* What to do: Quote the data exactly, first line to the line containing "var yMinor = [4.25, 4.75, 5.25, 5.75, 6.25, 6.75, 7.25, 7.75];", with no pictures.
======== Records supplied ========
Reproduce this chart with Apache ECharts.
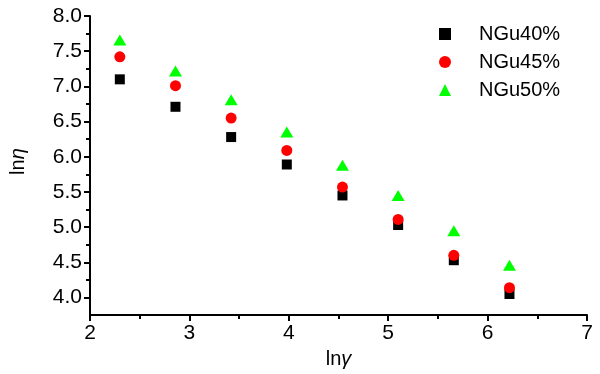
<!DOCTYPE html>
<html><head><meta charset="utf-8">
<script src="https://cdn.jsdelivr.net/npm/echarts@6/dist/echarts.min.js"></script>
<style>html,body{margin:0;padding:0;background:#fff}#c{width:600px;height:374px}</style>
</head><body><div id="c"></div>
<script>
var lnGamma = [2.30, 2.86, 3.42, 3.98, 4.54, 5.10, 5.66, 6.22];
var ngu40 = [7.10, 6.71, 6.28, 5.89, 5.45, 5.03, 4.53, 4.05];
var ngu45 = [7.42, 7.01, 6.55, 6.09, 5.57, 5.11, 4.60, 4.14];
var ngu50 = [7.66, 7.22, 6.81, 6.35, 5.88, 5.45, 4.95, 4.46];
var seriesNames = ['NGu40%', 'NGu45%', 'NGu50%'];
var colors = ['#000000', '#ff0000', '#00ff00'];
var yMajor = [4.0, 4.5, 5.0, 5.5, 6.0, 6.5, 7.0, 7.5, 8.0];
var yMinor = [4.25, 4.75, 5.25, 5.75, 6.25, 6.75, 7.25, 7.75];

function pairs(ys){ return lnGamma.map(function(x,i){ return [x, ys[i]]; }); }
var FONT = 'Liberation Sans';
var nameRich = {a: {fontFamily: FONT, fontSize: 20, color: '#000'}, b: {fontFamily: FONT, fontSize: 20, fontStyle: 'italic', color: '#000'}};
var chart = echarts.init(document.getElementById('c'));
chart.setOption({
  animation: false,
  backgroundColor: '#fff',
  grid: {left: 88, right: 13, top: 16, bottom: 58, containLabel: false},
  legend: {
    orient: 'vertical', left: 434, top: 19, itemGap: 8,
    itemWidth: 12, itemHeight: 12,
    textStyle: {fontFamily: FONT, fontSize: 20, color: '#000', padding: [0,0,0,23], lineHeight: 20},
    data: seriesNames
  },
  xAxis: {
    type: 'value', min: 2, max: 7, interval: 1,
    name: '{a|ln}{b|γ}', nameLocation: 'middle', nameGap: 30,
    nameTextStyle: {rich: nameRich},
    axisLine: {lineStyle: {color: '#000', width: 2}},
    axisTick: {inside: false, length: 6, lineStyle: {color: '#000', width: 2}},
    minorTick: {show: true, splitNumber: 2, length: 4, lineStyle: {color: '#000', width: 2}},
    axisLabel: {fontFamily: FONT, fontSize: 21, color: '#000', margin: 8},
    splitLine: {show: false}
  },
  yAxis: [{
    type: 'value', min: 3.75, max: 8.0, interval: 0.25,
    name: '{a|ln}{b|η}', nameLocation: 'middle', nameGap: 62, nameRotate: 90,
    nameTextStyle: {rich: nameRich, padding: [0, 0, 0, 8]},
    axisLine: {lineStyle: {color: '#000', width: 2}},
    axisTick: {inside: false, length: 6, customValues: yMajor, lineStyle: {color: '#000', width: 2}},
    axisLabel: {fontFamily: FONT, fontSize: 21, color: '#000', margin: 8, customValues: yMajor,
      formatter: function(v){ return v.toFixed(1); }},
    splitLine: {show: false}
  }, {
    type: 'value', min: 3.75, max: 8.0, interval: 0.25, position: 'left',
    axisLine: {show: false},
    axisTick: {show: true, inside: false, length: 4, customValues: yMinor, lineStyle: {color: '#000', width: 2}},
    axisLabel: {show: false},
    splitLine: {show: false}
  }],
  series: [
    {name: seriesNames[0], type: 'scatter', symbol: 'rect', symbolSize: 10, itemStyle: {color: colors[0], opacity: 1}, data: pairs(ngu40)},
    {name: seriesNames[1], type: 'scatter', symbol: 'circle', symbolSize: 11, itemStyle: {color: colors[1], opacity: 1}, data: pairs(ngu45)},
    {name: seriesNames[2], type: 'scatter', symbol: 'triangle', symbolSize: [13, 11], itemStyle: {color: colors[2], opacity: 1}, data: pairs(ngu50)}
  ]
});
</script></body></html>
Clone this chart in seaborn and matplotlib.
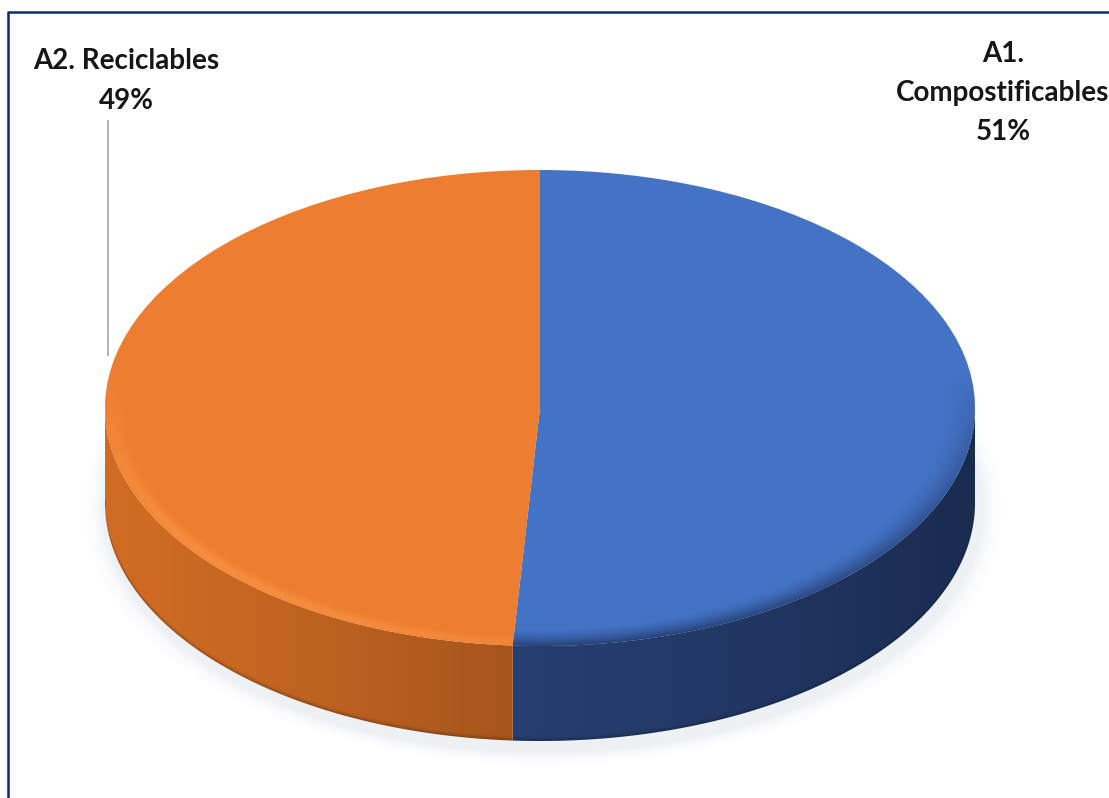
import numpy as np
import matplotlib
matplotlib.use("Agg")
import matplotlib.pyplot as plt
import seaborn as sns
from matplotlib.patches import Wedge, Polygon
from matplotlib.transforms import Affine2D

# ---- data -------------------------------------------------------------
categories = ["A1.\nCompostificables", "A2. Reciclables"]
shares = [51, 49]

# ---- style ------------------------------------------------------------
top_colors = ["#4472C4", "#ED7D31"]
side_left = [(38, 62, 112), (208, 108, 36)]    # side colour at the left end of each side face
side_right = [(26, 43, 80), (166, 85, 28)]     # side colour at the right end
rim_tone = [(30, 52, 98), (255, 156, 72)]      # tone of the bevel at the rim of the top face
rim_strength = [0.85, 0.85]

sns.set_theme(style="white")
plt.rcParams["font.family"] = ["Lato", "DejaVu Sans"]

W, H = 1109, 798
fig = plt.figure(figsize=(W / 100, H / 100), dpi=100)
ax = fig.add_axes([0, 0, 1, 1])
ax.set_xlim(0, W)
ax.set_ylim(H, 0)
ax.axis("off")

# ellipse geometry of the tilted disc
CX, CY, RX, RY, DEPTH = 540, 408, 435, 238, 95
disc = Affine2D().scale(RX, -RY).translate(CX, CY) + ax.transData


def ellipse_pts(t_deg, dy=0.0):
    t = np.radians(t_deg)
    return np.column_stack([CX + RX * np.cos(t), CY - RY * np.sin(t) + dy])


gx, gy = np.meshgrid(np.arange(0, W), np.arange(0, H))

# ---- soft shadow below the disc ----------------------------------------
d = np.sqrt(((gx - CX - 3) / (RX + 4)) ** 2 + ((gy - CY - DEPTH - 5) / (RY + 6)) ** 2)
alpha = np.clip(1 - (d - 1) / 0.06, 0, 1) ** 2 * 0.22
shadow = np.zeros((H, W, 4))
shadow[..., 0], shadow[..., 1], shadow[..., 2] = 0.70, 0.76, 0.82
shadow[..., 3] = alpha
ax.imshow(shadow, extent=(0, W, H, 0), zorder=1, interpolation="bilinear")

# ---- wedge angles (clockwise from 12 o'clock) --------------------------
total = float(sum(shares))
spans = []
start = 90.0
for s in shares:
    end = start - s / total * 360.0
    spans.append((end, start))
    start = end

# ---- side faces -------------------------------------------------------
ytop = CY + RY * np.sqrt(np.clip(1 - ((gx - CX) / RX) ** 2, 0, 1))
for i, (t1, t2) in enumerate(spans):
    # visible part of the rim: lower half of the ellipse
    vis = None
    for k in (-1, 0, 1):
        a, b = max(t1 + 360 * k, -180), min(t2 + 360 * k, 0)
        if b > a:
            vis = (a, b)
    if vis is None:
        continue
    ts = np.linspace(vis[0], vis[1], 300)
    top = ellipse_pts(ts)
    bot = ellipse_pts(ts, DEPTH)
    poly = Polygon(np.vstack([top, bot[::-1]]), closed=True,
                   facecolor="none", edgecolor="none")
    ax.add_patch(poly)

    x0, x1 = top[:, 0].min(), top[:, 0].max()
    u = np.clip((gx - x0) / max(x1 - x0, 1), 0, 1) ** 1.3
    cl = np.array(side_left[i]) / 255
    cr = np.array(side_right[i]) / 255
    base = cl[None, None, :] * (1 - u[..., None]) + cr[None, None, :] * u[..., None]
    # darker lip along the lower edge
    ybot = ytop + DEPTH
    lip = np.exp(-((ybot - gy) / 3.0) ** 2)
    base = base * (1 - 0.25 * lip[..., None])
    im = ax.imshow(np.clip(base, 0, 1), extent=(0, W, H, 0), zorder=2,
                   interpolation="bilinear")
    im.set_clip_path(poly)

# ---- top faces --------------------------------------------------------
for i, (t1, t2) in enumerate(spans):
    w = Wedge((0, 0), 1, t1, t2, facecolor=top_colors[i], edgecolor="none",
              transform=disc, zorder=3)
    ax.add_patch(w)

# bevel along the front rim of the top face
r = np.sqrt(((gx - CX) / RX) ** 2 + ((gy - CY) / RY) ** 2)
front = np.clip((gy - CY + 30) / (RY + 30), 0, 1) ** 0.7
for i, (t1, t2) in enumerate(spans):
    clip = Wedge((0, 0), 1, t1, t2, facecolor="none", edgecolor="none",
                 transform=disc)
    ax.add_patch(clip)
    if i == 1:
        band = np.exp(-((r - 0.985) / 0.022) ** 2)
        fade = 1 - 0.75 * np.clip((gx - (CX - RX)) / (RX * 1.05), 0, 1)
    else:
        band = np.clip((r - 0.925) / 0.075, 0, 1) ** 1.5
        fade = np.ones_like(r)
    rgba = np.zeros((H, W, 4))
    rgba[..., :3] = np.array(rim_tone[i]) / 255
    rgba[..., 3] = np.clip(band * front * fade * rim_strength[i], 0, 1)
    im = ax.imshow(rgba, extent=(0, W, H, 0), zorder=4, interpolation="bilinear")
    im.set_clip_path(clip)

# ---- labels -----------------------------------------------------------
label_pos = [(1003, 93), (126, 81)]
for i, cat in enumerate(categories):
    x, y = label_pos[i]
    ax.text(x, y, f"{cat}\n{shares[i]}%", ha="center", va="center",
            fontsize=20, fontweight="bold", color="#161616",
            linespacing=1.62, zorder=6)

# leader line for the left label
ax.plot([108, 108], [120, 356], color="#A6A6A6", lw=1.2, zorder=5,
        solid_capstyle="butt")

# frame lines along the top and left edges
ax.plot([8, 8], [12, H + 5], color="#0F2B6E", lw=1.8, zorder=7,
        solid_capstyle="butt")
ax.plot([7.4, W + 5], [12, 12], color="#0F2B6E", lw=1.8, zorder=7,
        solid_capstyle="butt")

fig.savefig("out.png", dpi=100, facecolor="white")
========
* Solved problem:
Reproduce this chart with Apache ECharts.
<!DOCTYPE html>
<html><head><meta charset="utf-8">
<script src="https://cdn.jsdelivr.net/npm/echarts@6/dist/echarts.min.js"></script>
<style>html,body{margin:0;padding:0;background:#fff}#c{width:600px;height:374px}</style>
</head><body><div id="c"></div>
<script>
var lnGamma = [2.30, 2.86, 3.42, 3.98, 4.54, 5.10, 5.66, 6.22];
var ngu40 = [7.10, 6.71, 6.28, 5.89, 5.45, 5.03, 4.53, 4.05];
var ngu45 = [7.42, 7.01, 6.55, 6.09, 5.57, 5.11, 4.60, 4.14];
var ngu50 = [7.66, 7.22, 6.81, 6.35, 5.88, 5.45, 4.95, 4.46];
var seriesNames = ['NGu40%', 'NGu45%', 'NGu50%'];
var colors = ['#000000', '#ff0000', '#00ff00'];
var yMajor = [4.0, 4.5, 5.0, 5.5, 6.0, 6.5, 7.0, 7.5, 8.0];
var yMinor = [4.25, 4.75, 5.25, 5.75, 6.25, 6.75, 7.25, 7.75];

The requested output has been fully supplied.